Discontinued around October 1, 2013,^{[1]} it was relaunched in August 2017 using a paid model where merchants pay to list their products on the service using Bing Ads Product Ads.

== History ==

A screenshot of Windows Live Shopping homepage

Windows Live Shopping was originally launched in Beta form as part of Microsoft's Windows Live suite. It was built entirely on AJAX technology and had many social and community features. In addition to a retail shopping website, it featured drag-and-drop items to a shopping list, share lists with other users, product and seller reviews, public shopping guides with Windows Live Shopping Guides and an enhanced preview.

On February 20, 2007, Windows Live Shopping beta was rebranded as MSN Shopping. Part of the reason for this decision was to reduce the number of shopping services Microsoft offered, which included MSN Shopping, Windows Live Expo and Live Product Search. Microsoft's spokesperson stated that the beta testing was intended to obtain an insight into user behavior and the data would be incorporated into plans for future products. It was stated that user-created content from Windows Live Shopping beta (lists, guides, and reviews) would continue to be available on MSN Shopping. Windows Live Shopping Guides was discontinued as part of the rebranding.

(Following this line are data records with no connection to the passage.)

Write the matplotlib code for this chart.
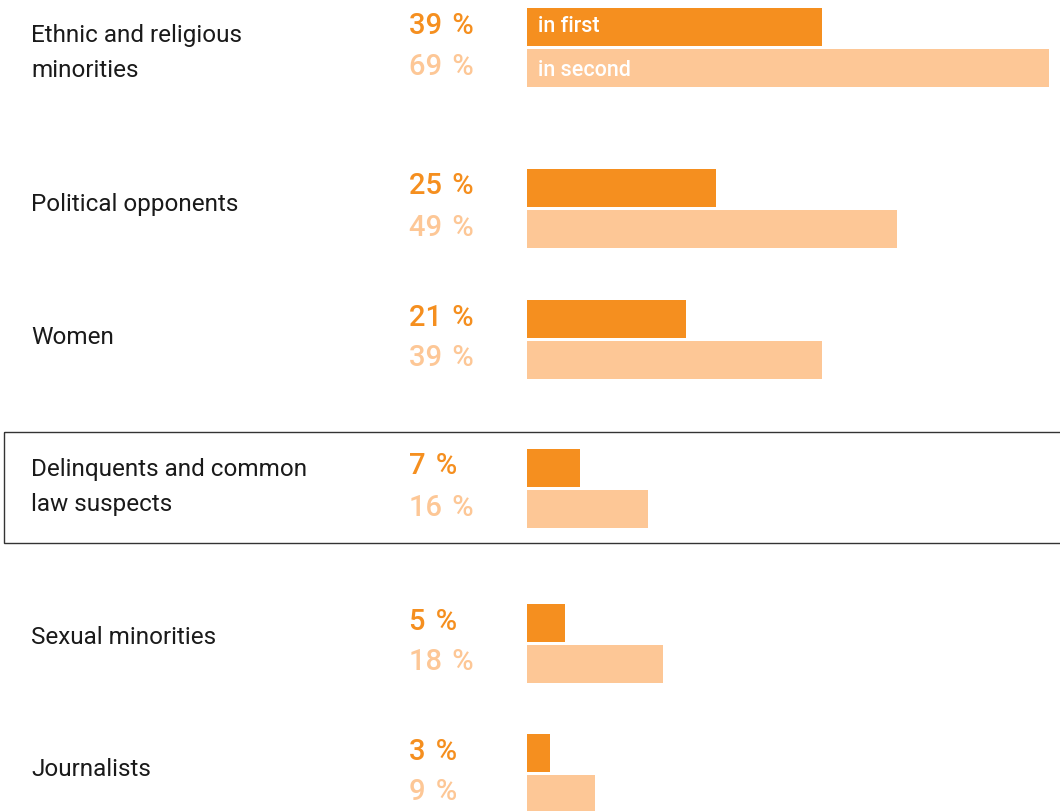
import matplotlib
matplotlib.use("Agg")
import matplotlib.pyplot as plt
from matplotlib.patches import Rectangle

# groups, top to bottom
groups = ["Ethnic and religious\nminorities", "Political opponents", "Women",
          "Delinquents and common\nlaw suspects", "Sexual minorities", "Journalists"]
first_pct = [39, 25, 21, 7, 5, 3]
second_pct = [69, 49, 39, 16, 18, 9]
series_names = ["in first", "in second"]

DARK = "#f58f1f"
LIGHT = "#fdc796"
TEXT = "#1a1a1a"

W, H = 1060, 811
# vertical layout in pixels: centre of each pair of bars, and of each group label
centres = [47.5, 208, 339, 488, 643, 773]
label_y = [53, 204, 337, 487, 637, 770]
bar_h = 38
gap = 3
bar_x0 = 527
px_per_pct = 7.56

plt.rcParams['font.family'] = ['Roboto', 'DejaVu Sans']

fig = plt.figure(figsize=(W / 100, H / 100), dpi=100)

# text layer in pixel coordinates
tax = fig.add_axes([0, 0, 1, 1])
tax.set_xlim(0, W)
tax.set_ylim(H, 0)
tax.axis("off")

# bar layer, x in percent
bax = fig.add_axes([bar_x0 / W, 0, (W - bar_x0) / W, 1])
bax.set_xlim(0, (W - bar_x0) / px_per_pct)
bax.set_ylim(H, 0)
bax.axis("off")

y_first = [c - (bar_h + gap) / 2 for c in centres]
y_second = [c + (bar_h + gap) / 2 for c in centres]

bax.barh(y_first, first_pct, height=bar_h, color=DARK, left=0)
bax.barh(y_second, second_pct, height=bar_h, color=LIGHT, left=0)

# series names inside the top pair
bax.text(1.45, y_first[0] + 5, series_names[0], color="white", fontsize=15.5,
         fontweight="medium", va="baseline", ha="left")
bax.text(1.45, y_second[0] + 7.5, series_names[1], color="white", fontsize=15.5,
         fontweight="medium", va="baseline", ha="left")

for i, name in enumerate(groups):
    tax.text(31, label_y[i], name, fontsize=17.5, color=TEXT, va="center",
             ha="left", linespacing=1.62)
    tax.text(409, y_first[i] + 7, f"{first_pct[i]}\u200a %", fontsize=21,
             fontweight="medium", color=DARK, va="baseline", ha="left")
    tax.text(409, y_second[i] + 7, f"{second_pct[i]}\u200a %", fontsize=21,
             fontweight="medium", color=LIGHT, va="baseline", ha="left")

# highlight frame around the delinquents row
tax.add_patch(Rectangle((4, 432), W, 111, fill=False, edgecolor="#333333",
                        linewidth=1.0))

fig.savefig("out.png", dpi=100)
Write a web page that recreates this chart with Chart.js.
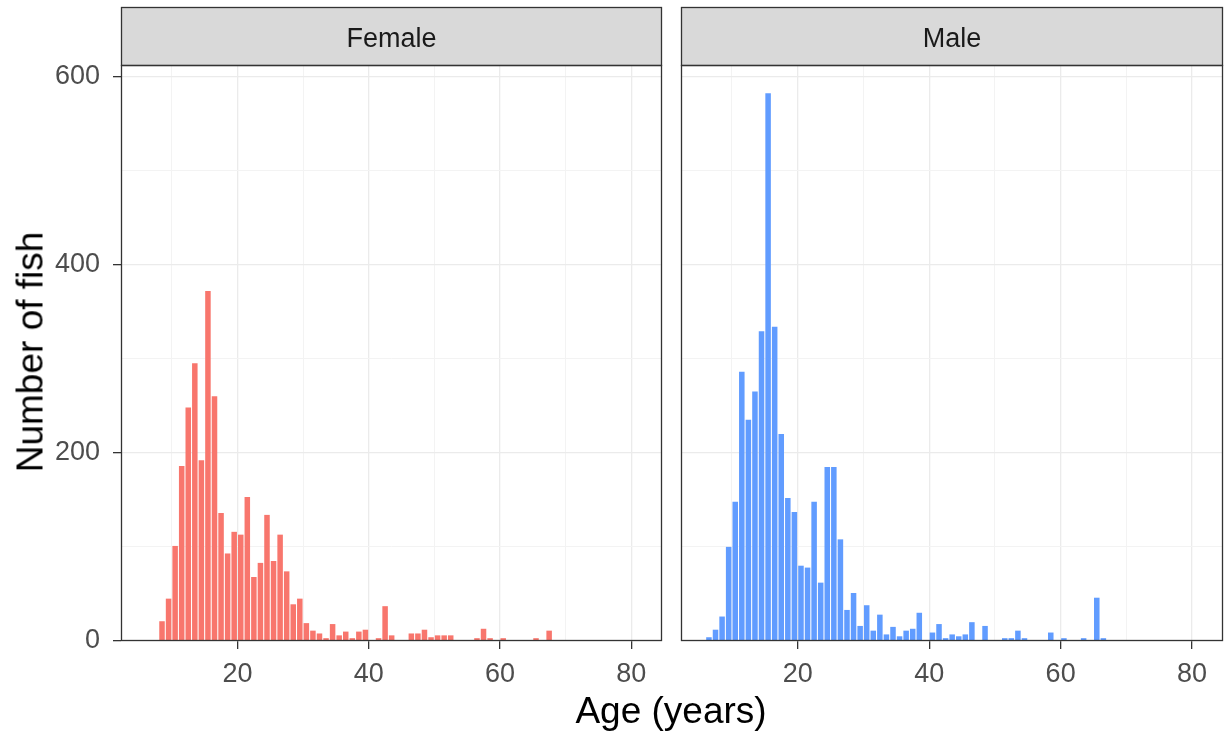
<!DOCTYPE html>
<html>
<head>
<meta charset="utf-8">
<script src="https://cdn.jsdelivr.net/npm/chart.js@4.4.1/dist/chart.umd.min.js"></script>
<style>
  body { margin: 0; background: #fff; width: 1231px; height: 738px; overflow: hidden; position: relative; font-family: "Liberation Sans", Arial, sans-serif; }
  .box { position: absolute; top: 0; height: 738px; }
  #titleX { position: absolute; left: 0; width: 1342px; top: 692px; line-height: 1; text-align: center; font-size: 37px; color: #000; }
  #titleY { position: absolute; left: 30px; top: 352px; line-height: 1; transform: translate(-50%, -50%) rotate(-90deg); font-size: 37px; color: #000; white-space: nowrap; }
</style>
</head>
<body>
<div class="box" style="left:0;width:672px"><canvas id="grafFemea"></canvas></div>
<div class="box" style="left:672px;width:559px"><canvas id="grafMacho"></canvas></div>
<div id="titleX">Age (years)</div>
<div id="titleY">Number of fish</div>
<script>
// idades (bins de 1 ano, centro em idade + 0.5)
const ages = [6, 7, 8, 9, 10, 11, 12, 13, 14, 15, 16, 17, 18, 19, 20, 21, 22, 23, 24, 25, 26, 27, 28, 29, 30,
  31, 32, 33, 34, 35, 36, 37, 38, 39, 40, 41, 42, 43, 44, 45, 46, 47, 48, 49, 50, 51, 52, 53, 54, 55,
  56, 57, 58, 59, 60, 61, 62, 63, 64, 65, 66, 67, 68, 69, 70, 71, 72, 73];

const femaleCounts = [0, 0, 21, 45, 101, 186, 248, 295, 192, 372, 260, 136, 93, 116, 113, 153, 68, 83, 134, 85, 113, 74, 39, 45, 19,
  11, 8, 3, 18, 6, 10, 3, 10, 12, 0, 3, 37, 6, 0, 0, 8, 8, 12, 4, 6, 6, 6, 0, 0, 0,
  3, 13, 3, 0, 3, 0, 0, 0, 0, 3, 0, 11, 0, 0, 0, 0, 0, 0];

const maleCounts = [4, 12, 26, 100, 148, 286, 235, 265, 329, 582, 334, 220, 152, 137, 80, 78, 148, 62, 185, 185, 108, 33, 51, 16, 38,
  11, 28, 7, 15, 5, 11, 13, 30, 0, 9, 18, 3, 7, 5, 7, 20, 0, 16, 0, 0, 3, 3, 11, 3, 0,
  0, 0, 9, 0, 3, 1, 0, 3, 0, 46, 3, 0, 0, 0, 0, 0, 0, 1];

const panels = ["Female", "Male"];
const cores = ["#F8766D", "#619CFF"];
const yTicks = [0, 200, 400, 600];
const xTicks = [20, 40, 60, 80];

const X_MIN = 2.25, X_MAX = 84.7;
const Y_MAX = 612;
const FONTE = '"Liberation Sans", Arial, sans-serif';

// major ou minor?
const ehMajor = (c, lista) => !!(c && c.tick && lista.includes(c.tick.value));

// tira cinza + moldura do painel
const painelPlugin = {
  id: "painel",
  afterDraw(chart, args, opts) {
    const { ctx, chartArea: a } = chart;
    ctx.save();
    ctx.fillStyle = "#D9D9D9";
    ctx.fillRect(a.left, a.top - 58, a.right - a.left, 58);
    ctx.strokeStyle = "#333333";
    ctx.lineWidth = 1.3;
    ctx.strokeRect(a.left + 0.5, a.top - 58 + 0.5, a.right - a.left - 1, 58);
    ctx.strokeRect(a.left + 0.5, a.top + 0.5, a.right - a.left - 1, a.bottom - a.top - 1);
    ctx.fillStyle = "#1A1A1A";
    ctx.font = "27px " + FONTE;
    ctx.textAlign = "center";
    ctx.textBaseline = "middle";
    ctx.fillText(opts.label, (a.left + a.right) / 2, a.top - 25);
    ctx.restore();
  },
};

function criarGrafico(id, idx, counts, comEixoY) {
  const data = ages.map((a, i) => ({ x: a + 0.5, y: counts[i] }));
  return new Chart(document.getElementById(id), {
    type: "bar",
    data: {
      datasets: [{
        label: panels[idx],
        data: data,
        backgroundColor: cores[idx],
        borderWidth: 0,
        barPercentage: 0.84,
        categoryPercentage: 1,
      }],
    },
    options: {
      responsive: true,
      maintainAspectRatio: false,
      animation: false,
      layout: { padding: { top: 65, right: comEixoY ? 10 : 8, left: 0, bottom: 0 } },
      plugins: {
        legend: { display: false },
        tooltip: { enabled: false },
        painel: { label: panels[idx] },
      },
      scales: {
        x: {
          type: "linear",
          min: X_MIN,
          max: X_MAX,
          offset: false,
          afterFit(s) { s.height = 97; },
          border: { display: false },
          grid: {
            offset: false,
            color: (c) => (ehMajor(c, xTicks) ? "#EBEBEB" : "#F3F3F3"),
            lineWidth: (c) => (ehMajor(c, xTicks) ? 1.3 : 1),
            tickColor: (c) => (ehMajor(c, xTicks) ? "#333333" : "rgba(0,0,0,0)"),
            tickLength: 8,
          },
          ticks: {
            stepSize: 10,
            includeBounds: false,
            maxRotation: 0,
            autoSkip: false,
            padding: 9,
            color: "#4D4D4D",
            font: { size: 27, family: FONTE },
            callback: (v) => (xTicks.includes(v) ? String(v) : ""),
          },
        },
        y: {
          min: 0,
          max: Y_MAX,
          afterFit(s) { s.width = comEixoY ? 121 : 9; },
          border: { display: false },
          grid: {
            color: (c) => (ehMajor(c, yTicks) ? "#EBEBEB" : "#F3F3F3"),
            lineWidth: (c) => (ehMajor(c, yTicks) ? 1.3 : 1),
            tickColor: (c) => (comEixoY && ehMajor(c, yTicks) ? "#333333" : "rgba(0,0,0,0)"),
            tickLength: 8,
          },
          ticks: {
            display: comEixoY,
            stepSize: 100,
            includeBounds: false,
            autoSkip: false,
            padding: 13,
            color: "#4D4D4D",
            font: { size: 27, family: FONTE },
            callback: (v) => (yTicks.includes(v) ? String(v) : ""),
          },
        },
      },
    },
    plugins: [painelPlugin],
  });
}

criarGrafico("grafFemea", 0, femaleCounts, true);
criarGrafico("grafMacho", 1, maleCounts, false);
</script>
</body>
</html>
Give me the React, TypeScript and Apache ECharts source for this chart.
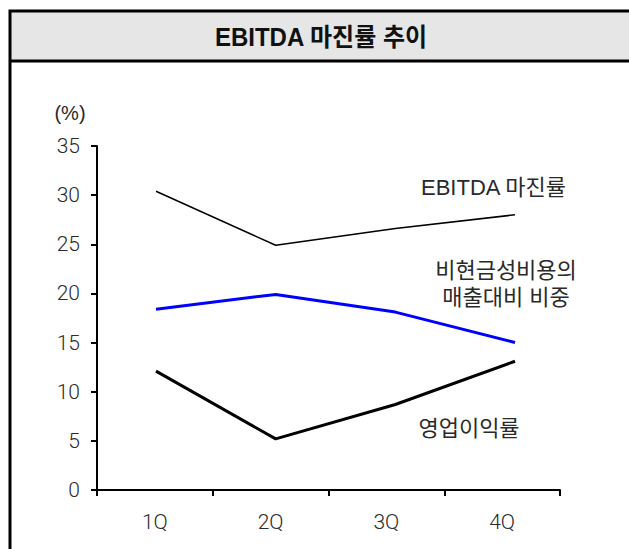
import React, { useEffect, useRef } from "react";
import * as echarts from "echarts";

const categories = ["1Q", "2Q", "3Q", "4Q"];
const ebitdaMargin = [30.4, 24.9, 26.6, 28.0];
const nonCashRatio = [18.4, 19.9, 18.1, 15.0];
const operatingMargin = [12.1, 5.2, 8.7, 13.1];
const yTicks = { min: 0, max: 35, interval: 5 };

const FONT = "'Liberation Sans', 'Noto Sans CJK KR', sans-serif";
const TICK_FONT = "Roboto, 'Liberation Sans', sans-serif";
const TEXT = "#2a2a2a";

export default function App() {
  const ref = useRef<HTMLDivElement>(null);
  useEffect(() => {
    if (!ref.current) return;
    const chart = echarts.init(ref.current, null, { renderer: "svg" });
    const txt = (
      text: string,
      x: number,
      y: number,
      align = "center",
      size = 22,
      weight: any = "normal",
      scaleX = 1,
      fill = TEXT
    ) => ({
      type: "text",
      x,
      y,
      scaleX,
      style: {
        text,
        fill,
        font: `${weight} ${size}px ${FONT}`,
        align,
        verticalAlign: "middle",
      },
      z: 10,
    });
    chart.setOption({
      animation: false,
      backgroundColor: "#fff",
      graphic: [
        {
          type: "rect",
          shape: { x: 10, y: 11, width: 640, height: 50 },
          style: { fill: "#e6e6e6", stroke: "none" },
          z: 1,
        },
        {
          type: "rect",
          shape: { x: 10, y: 11, width: 640, height: 560 },
          style: { fill: "none", stroke: "#000", lineWidth: 3 },
          z: 2,
        },
        {
          type: "line",
          shape: { x1: 10, y1: 61, x2: 640, y2: 61 },
          style: { stroke: "#000", lineWidth: 3 },
          z: 2,
        },
        txt("EBITDA 마진률 추이", 321, 37, "center", 25, "bold", 0.96, "#111"),
        txt("(%)", 70, 113, "center", 20),
        txt("EBITDA 마진률", 421, 187, "left", 22),
        txt("비현금성비용의", 506, 270, "center", 22),
        txt("매출대비 비중", 506, 297, "center", 22),
        txt("영업이익률", 469, 428, "center", 22),
      ],
      grid: [
        { left: 97, right: 69, top: 146, bottom: 59 },
        { left: 156, right: 114, top: 146, bottom: 59 },
      ],
      xAxis: [
        {
          type: "category",
          gridIndex: 0,
          data: categories,
          boundaryGap: true,
          axisLine: { lineStyle: { color: "#000", width: 2 } },
          axisTick: { show: true, length: 6, inside: false, lineStyle: { color: "#000", width: 2 } },
          axisLabel: { color: TEXT, fontSize: 21, fontFamily: TICK_FONT, fontWeight: 300, margin: 21 },
          splitLine: { show: false },
        },
        {
          type: "category",
          gridIndex: 1,
          data: categories,
          boundaryGap: false,
          show: false,
        },
      ],
      yAxis: [
        {
          type: "value",
          gridIndex: 0,
          min: yTicks.min,
          max: yTicks.max,
          interval: yTicks.interval,
          axisLine: { show: true, lineStyle: { color: "#000", width: 2 } },
          axisTick: { show: true, length: 6, lineStyle: { color: "#000", width: 2 } },
          axisLabel: { color: TEXT, fontSize: 21, fontFamily: TICK_FONT, fontWeight: 300, margin: 17 },
          splitLine: { show: false },
        },
        {
          type: "value",
          gridIndex: 1,
          min: yTicks.min,
          max: yTicks.max,
          interval: yTicks.interval,
          show: false,
          splitLine: { show: false },
        },
      ],
      series: [
        {
          name: "EBITDA 마진률",
          type: "line",
          xAxisIndex: 1,
          yAxisIndex: 1,
          data: ebitdaMargin,
          symbol: "none",
          lineStyle: { color: "#000", width: 1.5 },
        },
        {
          name: "비현금성비용의 매출대비 비중",
          type: "line",
          xAxisIndex: 1,
          yAxisIndex: 1,
          data: nonCashRatio,
          symbol: "none",
          lineStyle: { color: "#0000ff", width: 3 },
        },
        {
          name: "영업이익률",
          type: "line",
          xAxisIndex: 1,
          yAxisIndex: 1,
          data: operatingMargin,
          symbol: "none",
          lineStyle: { color: "#000", width: 3 },
        },
      ],
    });
    return () => chart.dispose();
  }, []);
  return (
    <div
      ref={ref}
      style={{ position: "fixed", left: 0, top: 0, width: 629, height: 549 }}
    />
  );
}
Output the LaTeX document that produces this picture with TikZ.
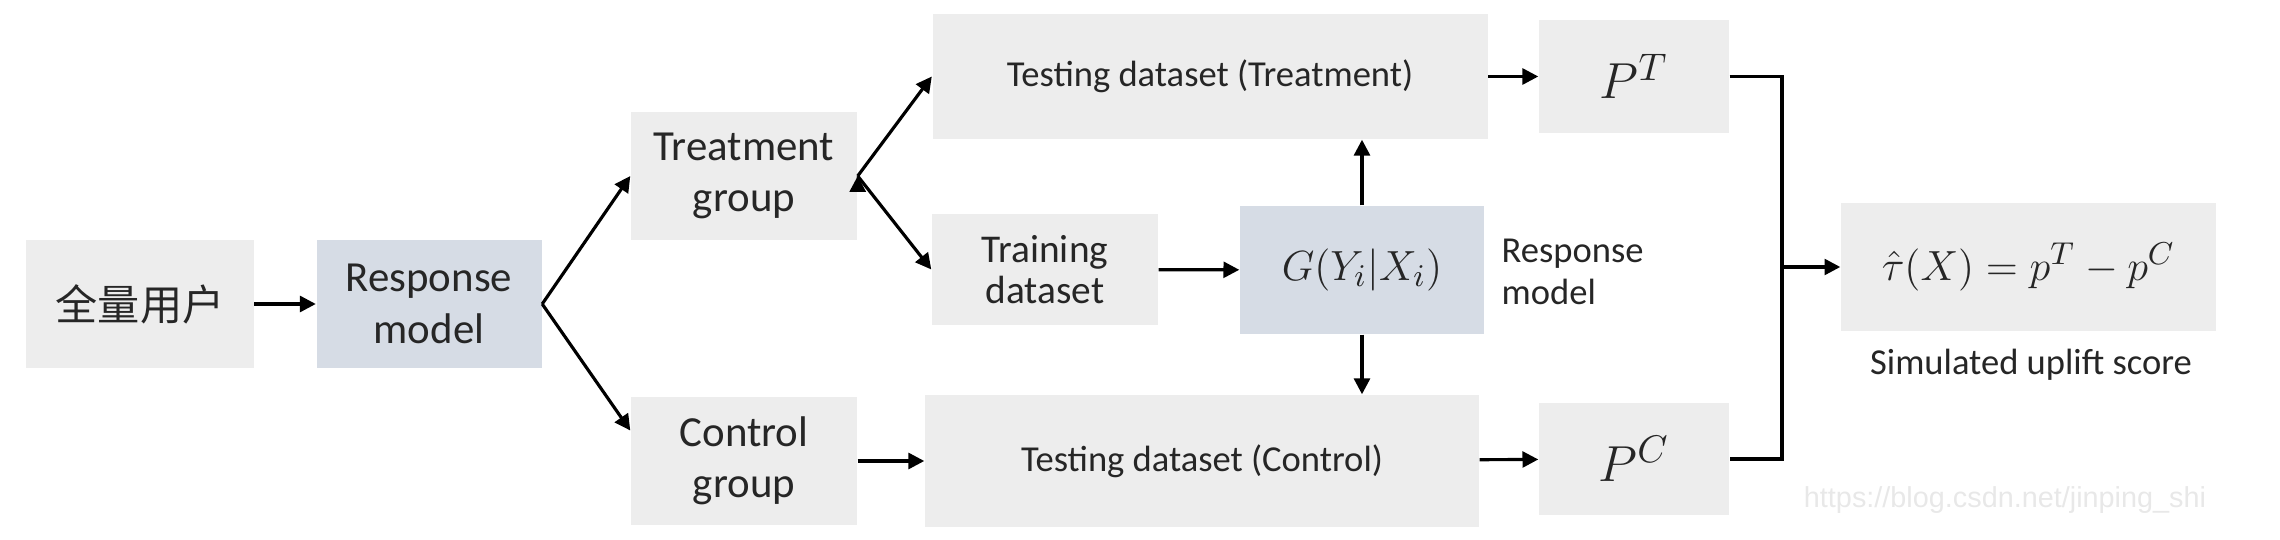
\documentclass[tikz,border=0pt]{standalone}
\usepackage{amsmath}
\usepackage{fontspec}
\setmainfont{Carlito}
\newfontfamily\cjk{Noto Sans CJK SC}
\newfontfamily\markfont{Liberation Sans}
\usetikzlibrary{arrows.meta}
\definecolor{boxgray}{HTML}{EDEDED}
\definecolor{boxblue}{HTML}{D6DCE5}
\definecolor{inkgray}{HTML}{262626}

\begin{document}
\begin{tikzpicture}[
		box/.style={fill=boxgray,inner sep=0pt,align=center,text=inkgray},
		modelbox/.style={box,fill=boxblue},
		bigtext/.style={font=\fontsize{12.2}{14.6}\selectfont},
		midtext/.style={font=\fontsize{11.2}{11.6}\selectfont},
		smalltext/.style={font=\fontsize{10.4}{11.8}\selectfont},
		mathtext/.style={font=\fontsize{12.6}{14}\selectfont},
		ptext/.style={font=\fontsize{15}{16}\selectfont},
	]
		\useasboundingbox (0,0) rectangle (22.8,5.4);
		%
		\node[box,font=\cjk\fontsize{12}{14}\selectfont,minimum width=2.27cm,minimum height=1.28cm] (U) at (1.40,2.36) {全量用户};
		\node[modelbox,bigtext,minimum width=2.25cm,minimum height=1.28cm] (RM) at (4.29,2.36) {Response\\model};
		\node[box,bigtext,minimum width=2.26cm,minimum height=1.28cm] (TG) at (7.44,3.64) {Treatment\\group};
		\node[box,bigtext,minimum width=2.26cm,minimum height=1.28cm] (CG) at (7.44,0.79) {Control\\group};
		\node[box,smalltext,minimum width=5.55cm,minimum height=1.25cm] (TT) at (12.10,4.635) {Testing dataset (Treatment)};
		\node[box,midtext,minimum width=2.26cm,minimum height=1.11cm] (TR) at (10.45,2.705) {Training\\dataset};
		\node[modelbox,font=\fontsize{12.4}{13}\selectfont,minimum width=2.44cm,minimum height=1.28cm] (G) at (13.62,2.70) {$G(Y_i|X_i)$};
		\node[box,smalltext,minimum width=5.54cm,minimum height=1.32cm] (TC) at (12.02,0.79) {Testing dataset (Control)};
		\node[smalltext,text=inkgray,align=left,anchor=west,inner sep=0pt] (GL) at (15.01,2.68) {Response\\model};
		\node[box,ptext,minimum width=1.90cm,minimum height=1.13cm] (PT) at (16.34,4.635) {$P^T$};
		\node[box,ptext,minimum width=1.90cm,minimum height=1.12cm] (PC) at (16.34,0.81) {$P^C$};
		\node[box,mathtext,minimum width=3.75cm,minimum height=1.28cm] (S) at (20.285,2.73) {$\hat{\tau}(X)=p^T-p^C$};
		\node[smalltext,text=inkgray,inner sep=0pt] (SL) at (20.31,1.75) {Simulated uplift score};
		\node[font=\markfont\fontsize{8.2}{9}\selectfont,text=black!9,inner sep=0pt] (W) at (20.05,0.40) {https://blog.csdn.net/jinping\_shi};
		\coordinate (J) at (17.82,2.73);
		%
		\path[-{Triangle[length=4.5pt,width=4.5pt]},line width=0.9pt,draw=black]
		% horizontal arrows
		(U) edge (RM)
		(TR) edge (G)
		(CG) edge (TC)
		(TT) edge (PT)
		(TC) edge (PC)
		(J) edge (S)
		% fork arrows
		(RM.east) edge (TG.west)
		(RM.east) edge (CG.165)
		(TG.east) edge (TT.west)
		(TG.east) edge (TR.west)
		% vertical arrows
		(G) edge (G.north |- TT.south)
		(G) edge (G.south |- TC.north);
		%
		\draw[line width=0.9pt] (PT.east) -- (PT.east -| J) -- (PC.east -| J) -- (PC.east);
	\end{tikzpicture}
\end{document}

As MSN Shopping, the service aggregated millions of product offers from thousands of retailers, allowing users to search or browse for products. Searches could be sorted by relevance, popularity or by price (either ascending or descending). Refinements were available to allow the user to narrow the results set.

On August 23, 2013, Bing announced that it would replace Bing Shopping with Product Search which integrates product results within Bing search results instead of linking to a separate webpage.

== Cashback program ==

A screenshot of Bing Cashback homepage

Bing Cashback was a loyalty program which allowed users to search for products and receive money back for purchases made through the site. It was originally started in June 2006 by Jellyfish.com. On October 2, 2007, Microsoft announced it was purchasing Jellyfish.com for an estimated price of $50 million, with the intent of using the Jellyfish engine as part of their Live Search services in attempt to catch up to Google in the search market.

The cashback service was officially announced as Live Search Cashback on May 22, 2008. From December 1, 2008, it began offering users to receive cashbacks instantly, instead of having to wait for 60 days. This feature only worked in conjunction with eBay.

Microsoft officially merged Cashback with the rest of the Live Search products on April 14, 2009, later renaming it to Bing Cashback on June 3, 2009, as part of its rebranding of Live Search to Bing. On June 4, 2010, Microsoft announced that Bing Cashback would be retired on July 30, 2010, due to lack of interest.